Sustainability Efforts in Agricultural Commodities
In order to define and implement better management practices and voluntary environmental and social standards in commodity sectors, major market players—brands, traders, retailers—have become increasingly engaged in supply chain initiatives, niche food and safety certification programmes (e.g., Fair Trade, Rainforest Alliance, Utz Certified, GLOBAL G.A.P.), and various round table initiatives.
This increasing market demand for responsible agricultural products has already brought significant change on the ground and benefits for agricultural communities. At the same time, it has brought new market opportunities for global brands and retailers.
However, there are limitations of market demand and there is a need for national institutionalization of best practices
Market-driven demand and development work are not structural alternatives for good local governance, well-functioning legal systems, effective local extension service systems, accessible formal credit structures, national tax and incentive schemes or other public services.
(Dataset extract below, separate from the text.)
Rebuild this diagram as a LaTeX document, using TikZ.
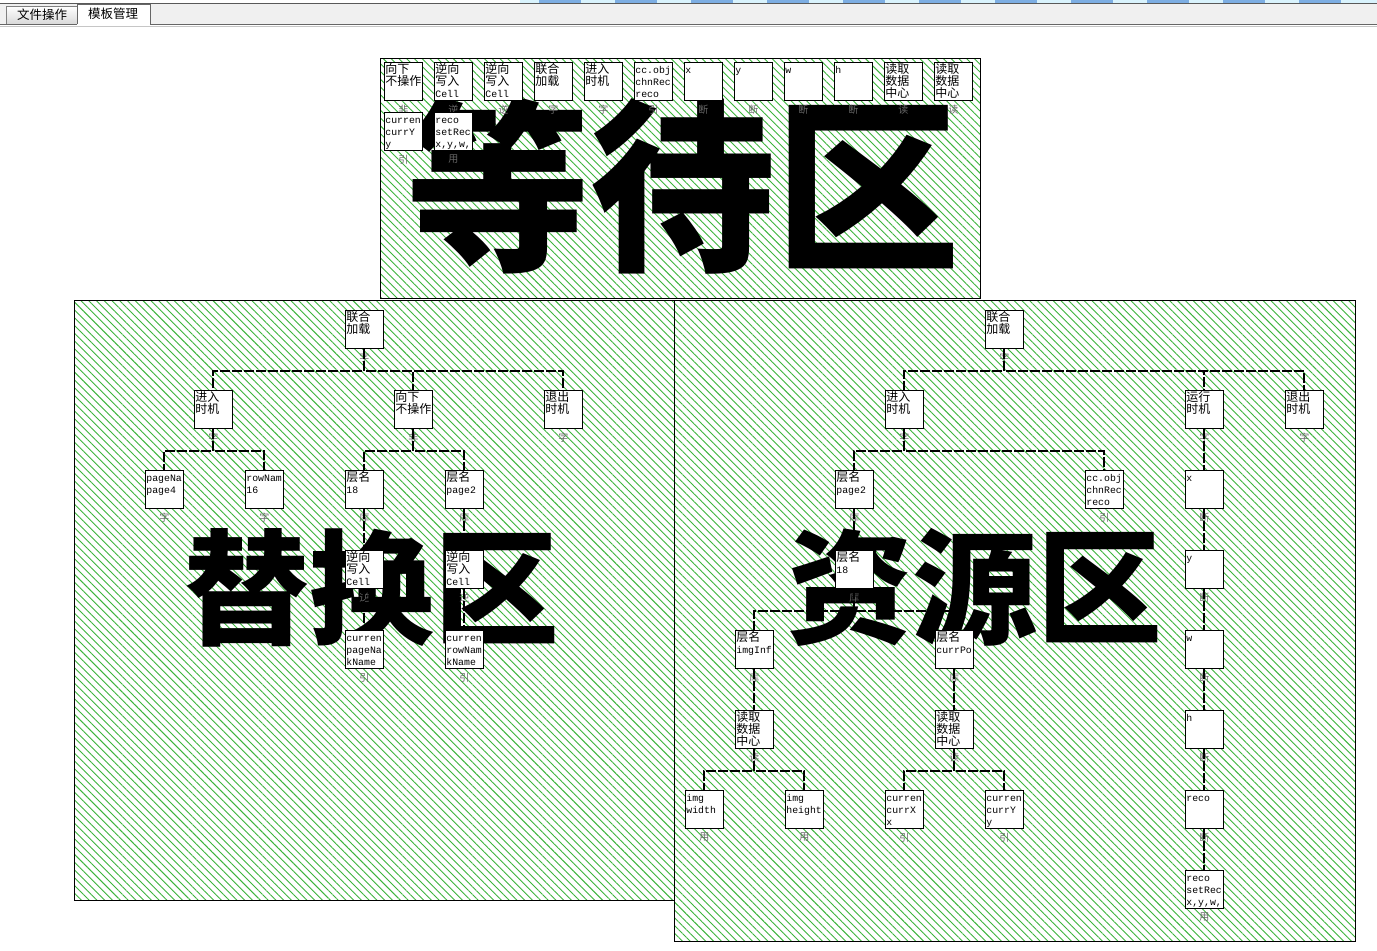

UNDP's extensive experience in rural development and natural resource management indicates that efforts must go beyond certification in order to systemize and scale up commodity programmes and initiatives to mainstream levels. It is necessary to institutionalize the conditions for sustainable production on a national level.
This requires national-level programmes that build capacities, increase market access to sustainable product and provide support for financial mechanisms and policies. Together with national governments, UNDP can link brands and retailers with national programmes to benefit businesses, rural farmers and supply chain actors.
The role of producer country governments
Efforts to date by companies and NGOs to change agricultural production have tended to operate independently of national governments. However, agriculture ministries are the main source of national funds to support farmers and promote productivity, and are the main force behind national farm standards setting. For example, the Ministry of Agriculture in Thailand has an annual budget of $2.1 billion, in Indonesia, $950 million and in Mexico, $5.7 billion. Additionally, national export boards invest heavily in commodity trade and export promotion. These resources are not always effectively used for promoting environmentally sustainable production. However, with increased collaboration and planning, these could be leveraged to promote sustainable commodity production and trade.
The development and implementation of this vision and approach requires new thinking, new structures and new leadership. UNDP, with its unique global structure, mandate and track record can fulfill this role.